The liquidation shows miners using bitcoin assets to finance AI infrastructure, signaling a capital‑allocation shift amid tighter credit. This could increase Bitcoin’s supply pressure and reshape market dynamics.
Bitcoin miners are increasingly treating their native coin as a balance‑sheet tool rather than a pure store of value. Riot Platforms’ $200 million sell‑off illustrates how large‑scale operators are tapping into their BTC reserves to bankroll the capital‑intensive rollout of AI‑focused data centers. The Corsicana project, slated for a Q1 2027 completion, mirrors a broader industry pivot where compute‑heavy AI workloads demand dedicated infrastructure, and miners, flush with on‑chain assets, are uniquely positioned to fund such expansions without diluting equity.

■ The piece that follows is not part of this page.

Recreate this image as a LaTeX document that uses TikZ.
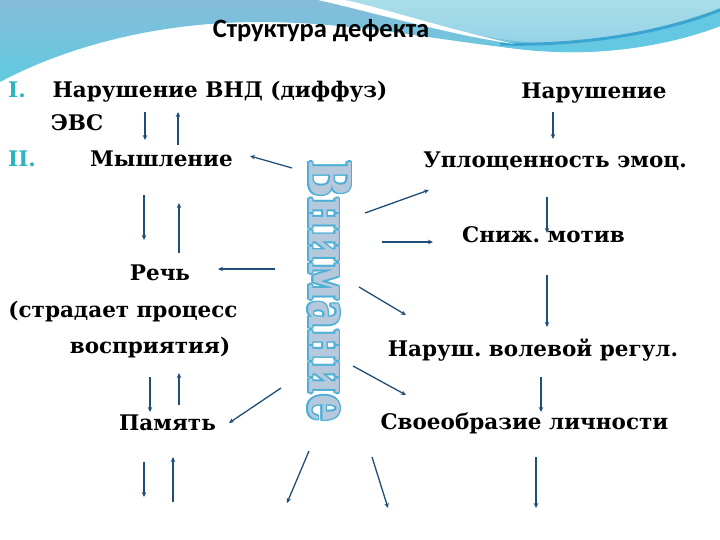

The timing of Riot’s disposals added fresh supply pressure to an already volatile Bitcoin market. As the price slipped to $92,500, the 2 % share decline reflected investor concerns that miner‑driven sell‑offs could become a recurring drag on price performance, especially when credit conditions tighten. Analysts note that when miners convert BTC to fiat for capex, the market perceives a negative signal, potentially accelerating price corrections and influencing short‑term trading strategies.
Looking ahead, Riot’s AI data‑center ambition could reshape its revenue mix, blending traditional mining earnings with AI‑compute services. If the Corsicana phase succeeds, the company may attract new institutional capital seeking exposure to both crypto mining and the fast‑growing AI compute sector. However, the strategy also raises questions about operational risk, energy consumption, and the sustainability of funding future expansions through periodic Bitcoin liquidations. Stakeholders will watch closely to see whether this hybrid model sets a precedent for other miners navigating the intersection of blockchain and artificial intelligence.